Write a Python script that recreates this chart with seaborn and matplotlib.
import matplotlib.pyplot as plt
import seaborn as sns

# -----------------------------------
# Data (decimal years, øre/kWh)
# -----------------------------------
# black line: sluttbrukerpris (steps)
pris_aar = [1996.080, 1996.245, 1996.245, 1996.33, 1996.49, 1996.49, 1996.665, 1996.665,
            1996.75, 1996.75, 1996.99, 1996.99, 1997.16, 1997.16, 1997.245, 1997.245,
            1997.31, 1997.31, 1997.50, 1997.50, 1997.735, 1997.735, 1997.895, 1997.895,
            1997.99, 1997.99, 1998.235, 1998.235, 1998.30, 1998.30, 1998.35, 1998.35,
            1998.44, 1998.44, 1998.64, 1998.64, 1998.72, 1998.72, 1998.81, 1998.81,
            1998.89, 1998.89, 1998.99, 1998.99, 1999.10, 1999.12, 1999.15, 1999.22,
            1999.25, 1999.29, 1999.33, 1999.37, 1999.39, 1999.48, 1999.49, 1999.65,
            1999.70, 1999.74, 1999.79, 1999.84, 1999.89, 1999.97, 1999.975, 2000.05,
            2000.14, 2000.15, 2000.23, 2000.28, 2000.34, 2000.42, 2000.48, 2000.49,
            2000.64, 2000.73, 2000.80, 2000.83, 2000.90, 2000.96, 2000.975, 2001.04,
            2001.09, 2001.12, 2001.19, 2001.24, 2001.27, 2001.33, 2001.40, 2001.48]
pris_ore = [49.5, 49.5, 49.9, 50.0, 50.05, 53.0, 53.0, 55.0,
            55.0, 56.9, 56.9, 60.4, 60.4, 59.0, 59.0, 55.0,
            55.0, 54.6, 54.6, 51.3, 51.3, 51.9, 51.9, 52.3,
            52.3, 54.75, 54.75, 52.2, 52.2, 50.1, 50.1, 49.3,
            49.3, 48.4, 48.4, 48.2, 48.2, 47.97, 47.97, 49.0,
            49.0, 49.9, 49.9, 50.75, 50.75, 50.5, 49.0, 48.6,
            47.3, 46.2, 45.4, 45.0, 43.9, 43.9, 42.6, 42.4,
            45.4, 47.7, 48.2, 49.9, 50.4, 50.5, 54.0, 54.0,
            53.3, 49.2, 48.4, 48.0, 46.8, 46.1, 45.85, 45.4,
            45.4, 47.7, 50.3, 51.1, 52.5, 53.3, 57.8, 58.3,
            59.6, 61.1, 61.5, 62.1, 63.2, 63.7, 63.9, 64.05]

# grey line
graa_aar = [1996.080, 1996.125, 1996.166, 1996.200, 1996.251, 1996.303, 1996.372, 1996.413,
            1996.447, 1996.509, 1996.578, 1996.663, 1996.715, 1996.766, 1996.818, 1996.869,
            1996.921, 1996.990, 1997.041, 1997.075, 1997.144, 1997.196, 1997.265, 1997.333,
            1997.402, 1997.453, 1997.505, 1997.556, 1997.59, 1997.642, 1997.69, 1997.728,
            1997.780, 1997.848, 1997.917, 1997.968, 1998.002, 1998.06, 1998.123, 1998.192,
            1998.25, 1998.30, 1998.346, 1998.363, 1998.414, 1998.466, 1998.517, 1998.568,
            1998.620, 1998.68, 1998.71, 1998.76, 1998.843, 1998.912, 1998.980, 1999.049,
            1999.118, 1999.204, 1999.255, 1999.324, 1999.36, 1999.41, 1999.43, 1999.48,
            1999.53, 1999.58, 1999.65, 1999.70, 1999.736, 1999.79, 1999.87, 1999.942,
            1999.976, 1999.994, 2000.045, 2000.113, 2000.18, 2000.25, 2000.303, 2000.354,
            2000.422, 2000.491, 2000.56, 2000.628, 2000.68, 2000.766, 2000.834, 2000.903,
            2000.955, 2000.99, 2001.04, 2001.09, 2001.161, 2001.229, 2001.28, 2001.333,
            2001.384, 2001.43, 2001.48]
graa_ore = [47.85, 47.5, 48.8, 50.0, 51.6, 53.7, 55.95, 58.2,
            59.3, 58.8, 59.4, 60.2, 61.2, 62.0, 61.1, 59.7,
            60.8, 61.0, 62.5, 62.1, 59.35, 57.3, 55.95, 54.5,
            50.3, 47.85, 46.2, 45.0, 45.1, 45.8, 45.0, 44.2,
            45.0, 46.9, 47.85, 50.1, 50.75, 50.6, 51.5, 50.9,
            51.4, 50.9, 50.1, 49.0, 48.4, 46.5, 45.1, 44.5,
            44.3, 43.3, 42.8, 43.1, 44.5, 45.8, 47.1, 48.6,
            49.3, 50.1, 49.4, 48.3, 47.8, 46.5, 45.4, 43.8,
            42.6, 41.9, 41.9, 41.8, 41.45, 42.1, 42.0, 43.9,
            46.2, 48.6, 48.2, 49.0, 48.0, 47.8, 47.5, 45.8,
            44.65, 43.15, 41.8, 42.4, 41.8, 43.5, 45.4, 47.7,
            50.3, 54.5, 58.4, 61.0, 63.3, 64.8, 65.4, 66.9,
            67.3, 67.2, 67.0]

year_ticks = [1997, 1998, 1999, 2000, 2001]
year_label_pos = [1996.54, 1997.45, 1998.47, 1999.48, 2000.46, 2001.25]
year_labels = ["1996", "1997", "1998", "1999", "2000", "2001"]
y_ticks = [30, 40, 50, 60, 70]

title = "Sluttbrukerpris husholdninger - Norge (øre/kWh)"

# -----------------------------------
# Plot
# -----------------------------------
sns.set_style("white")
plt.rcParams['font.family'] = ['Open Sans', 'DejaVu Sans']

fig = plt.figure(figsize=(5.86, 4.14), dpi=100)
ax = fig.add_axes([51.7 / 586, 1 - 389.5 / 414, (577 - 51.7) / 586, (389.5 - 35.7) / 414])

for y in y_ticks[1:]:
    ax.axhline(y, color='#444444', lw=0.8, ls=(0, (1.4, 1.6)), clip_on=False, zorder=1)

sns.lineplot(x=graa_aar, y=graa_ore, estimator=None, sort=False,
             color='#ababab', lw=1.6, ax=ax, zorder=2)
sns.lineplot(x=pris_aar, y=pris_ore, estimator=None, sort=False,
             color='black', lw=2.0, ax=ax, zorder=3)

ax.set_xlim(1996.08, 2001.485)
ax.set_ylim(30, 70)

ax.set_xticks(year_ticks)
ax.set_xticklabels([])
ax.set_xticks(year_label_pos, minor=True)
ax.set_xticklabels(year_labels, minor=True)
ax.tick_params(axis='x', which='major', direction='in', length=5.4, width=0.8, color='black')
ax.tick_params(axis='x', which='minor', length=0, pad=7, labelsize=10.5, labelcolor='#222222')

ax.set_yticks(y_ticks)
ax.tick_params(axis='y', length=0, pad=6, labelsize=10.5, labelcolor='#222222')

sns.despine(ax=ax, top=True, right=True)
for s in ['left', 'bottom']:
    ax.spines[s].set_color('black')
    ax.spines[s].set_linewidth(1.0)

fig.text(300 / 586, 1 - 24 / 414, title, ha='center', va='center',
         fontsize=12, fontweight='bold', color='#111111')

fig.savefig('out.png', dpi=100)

• _What you will do_
Reproduce all the data word for word.

• _Exercise solution_
Write a Python script that recreates this chart with seaborn and matplotlib.
import matplotlib.pyplot as plt
import seaborn as sns

# -----------------------------------
# Data (decimal years, øre/kWh)
# -----------------------------------
# black line: sluttbrukerpris (steps)
pris_aar = [1996.080, 1996.245, 1996.245, 1996.33, 1996.49, 1996.49, 1996.665, 1996.665,
            1996.75, 1996.75, 1996.99, 1996.99, 1997.16, 1997.16, 1997.245, 1997.245,
            1997.31, 1997.31, 1997.50, 1997.50, 1997.735, 1997.735, 1997.895, 1997.895,
            1997.99, 1997.99, 1998.235, 1998.235, 1998.30, 1998.30, 1998.35, 1998.35,
            1998.44, 1998.44, 1998.64, 1998.64, 1998.72, 1998.72, 1998.81, 1998.81,
            1998.89, 1998.89, 1998.99, 1998.99, 1999.10, 1999.12, 1999.15, 1999.22,
            1999.25, 1999.29, 1999.33, 1999.37, 1999.39, 1999.48, 1999.49, 1999.65,
            1999.70, 1999.74, 1999.79, 1999.84, 1999.89, 1999.97, 1999.975, 2000.05,
            2000.14, 2000.15, 2000.23, 2000.28, 2000.34, 2000.42, 2000.48, 2000.49,
            2000.64, 2000.73, 2000.80, 2000.83, 2000.90, 2000.96, 2000.975, 2001.04,
            2001.09, 2001.12, 2001.19, 2001.24, 2001.27, 2001.33, 2001.40, 2001.48]
pris_ore = [49.5, 49.5, 49.9, 50.0, 50.05, 53.0, 53.0, 55.0,
            55.0, 56.9, 56.9, 60.4, 60.4, 59.0, 59.0, 55.0,
            55.0, 54.6, 54.6, 51.3, 51.3, 51.9, 51.9, 52.3,
            52.3, 54.75, 54.75, 52.2, 52.2, 50.1, 50.1, 49.3,
            49.3, 48.4, 48.4, 48.2, 48.2, 47.97, 47.97, 49.0,
            49.0, 49.9, 49.9, 50.75, 50.75, 50.5, 49.0, 48.6,
            47.3, 46.2, 45.4, 45.0, 43.9, 43.9, 42.6, 42.4,
            45.4, 47.7, 48.2, 49.9, 50.4, 50.5, 54.0, 54.0,
            53.3, 49.2, 48.4, 48.0, 46.8, 46.1, 45.85, 45.4,
            45.4, 47.7, 50.3, 51.1, 52.5, 53.3, 57.8, 58.3,
            59.6, 61.1, 61.5, 62.1, 63.2, 63.7, 63.9, 64.05]

# grey line
graa_aar = [1996.080, 1996.125, 1996.166, 1996.200, 1996.251, 1996.303, 1996.372, 1996.413,
            1996.447, 1996.509, 1996.578, 1996.663, 1996.715, 1996.766, 1996.818, 1996.869,
            1996.921, 1996.990, 1997.041, 1997.075, 1997.144, 1997.196, 1997.265, 1997.333,
            1997.402, 1997.453, 1997.505, 1997.556, 1997.59, 1997.642, 1997.69, 1997.728,
            1997.780, 1997.848, 1997.917, 1997.968, 1998.002, 1998.06, 1998.123, 1998.192,
            1998.25, 1998.30, 1998.346, 1998.363, 1998.414, 1998.466, 1998.517, 1998.568,
            1998.620, 1998.68, 1998.71, 1998.76, 1998.843, 1998.912, 1998.980, 1999.049,
            1999.118, 1999.204, 1999.255, 1999.324, 1999.36, 1999.41, 1999.43, 1999.48,
            1999.53, 1999.58, 1999.65, 1999.70, 1999.736, 1999.79, 1999.87, 1999.942,
            1999.976, 1999.994, 2000.045, 2000.113, 2000.18, 2000.25, 2000.303, 2000.354,
            2000.422, 2000.491, 2000.56, 2000.628, 2000.68, 2000.766, 2000.834, 2000.903,
            2000.955, 2000.99, 2001.04, 2001.09, 2001.161, 2001.229, 2001.28, 2001.333,
            2001.384, 2001.43, 2001.48]
graa_ore = [47.85, 47.5, 48.8, 50.0, 51.6, 53.7, 55.95, 58.2,
            59.3, 58.8, 59.4, 60.2, 61.2, 62.0, 61.1, 59.7,
            60.8, 61.0, 62.5, 62.1, 59.35, 57.3, 55.95, 54.5,
            50.3, 47.85, 46.2, 45.0, 45.1, 45.8, 45.0, 44.2,
            45.0, 46.9, 47.85, 50.1, 50.75, 50.6, 51.5, 50.9,
            51.4, 50.9, 50.1, 49.0, 48.4, 46.5, 45.1, 44.5,
            44.3, 43.3, 42.8, 43.1, 44.5, 45.8, 47.1, 48.6,
            49.3, 50.1, 49.4, 48.3, 47.8, 46.5, 45.4, 43.8,
            42.6, 41.9, 41.9, 41.8, 41.45, 42.1, 42.0, 43.9,
            46.2, 48.6, 48.2, 49.0, 48.0, 47.8, 47.5, 45.8,
            44.65, 43.15, 41.8, 42.4, 41.8, 43.5, 45.4, 47.7,
            50.3, 54.5, 58.4, 61.0, 63.3, 64.8, 65.4, 66.9,
            67.3, 67.2, 67.0]

year_ticks = [1997, 1998, 1999, 2000, 2001]
year_label_pos = [1996.54, 1997.45, 1998.47, 1999.48, 2000.46, 2001.25]
year_labels = ["1996", "1997", "1998", "1999", "2000", "2001"]
y_ticks = [30, 40, 50, 60, 70]

title = "Sluttbrukerpris husholdninger - Norge (øre/kWh)"

# -----------------------------------
# Plot
# -----------------------------------
sns.set_style("white")
plt.rcParams['font.family'] = ['Open Sans', 'DejaVu Sans']

fig = plt.figure(figsize=(5.86, 4.14), dpi=100)
ax = fig.add_axes([51.7 / 586, 1 - 389.5 / 414, (577 - 51.7) / 586, (389.5 - 35.7) / 414])

for y in y_ticks[1:]:
    ax.axhline(y, color='#444444', lw=0.8, ls=(0, (1.4, 1.6)), clip_on=False, zorder=1)

sns.lineplot(x=graa_aar, y=graa_ore, estimator=None, sort=False,
             color='#ababab', lw=1.6, ax=ax, zorder=2)
sns.lineplot(x=pris_aar, y=pris_ore, estimator=None, sort=False,
             color='black', lw=2.0, ax=ax, zorder=3)

ax.set_xlim(1996.08, 2001.485)
ax.set_ylim(30, 70)

ax.set_xticks(year_ticks)
ax.set_xticklabels([])
ax.set_xticks(year_label_pos, minor=True)
ax.set_xticklabels(year_labels, minor=True)
ax.tick_params(axis='x', which='major', direction='in', length=5.4, width=0.8, color='black')
ax.tick_params(axis='x', which='minor', length=0, pad=7, labelsize=10.5, labelcolor='#222222')

ax.set_yticks(y_ticks)
ax.tick_params(axis='y', length=0, pad=6, labelsize=10.5, labelcolor='#222222')

sns.despine(ax=ax, top=True, right=True)
for s in ['left', 'bottom']:
    ax.spines[s].set_color('black')
    ax.spines[s].set_linewidth(1.0)

fig.text(300 / 586, 1 - 24 / 414, title, ha='center', va='center',
         fontsize=12, fontweight='bold', color='#111111')

fig.savefig('out.png', dpi=100)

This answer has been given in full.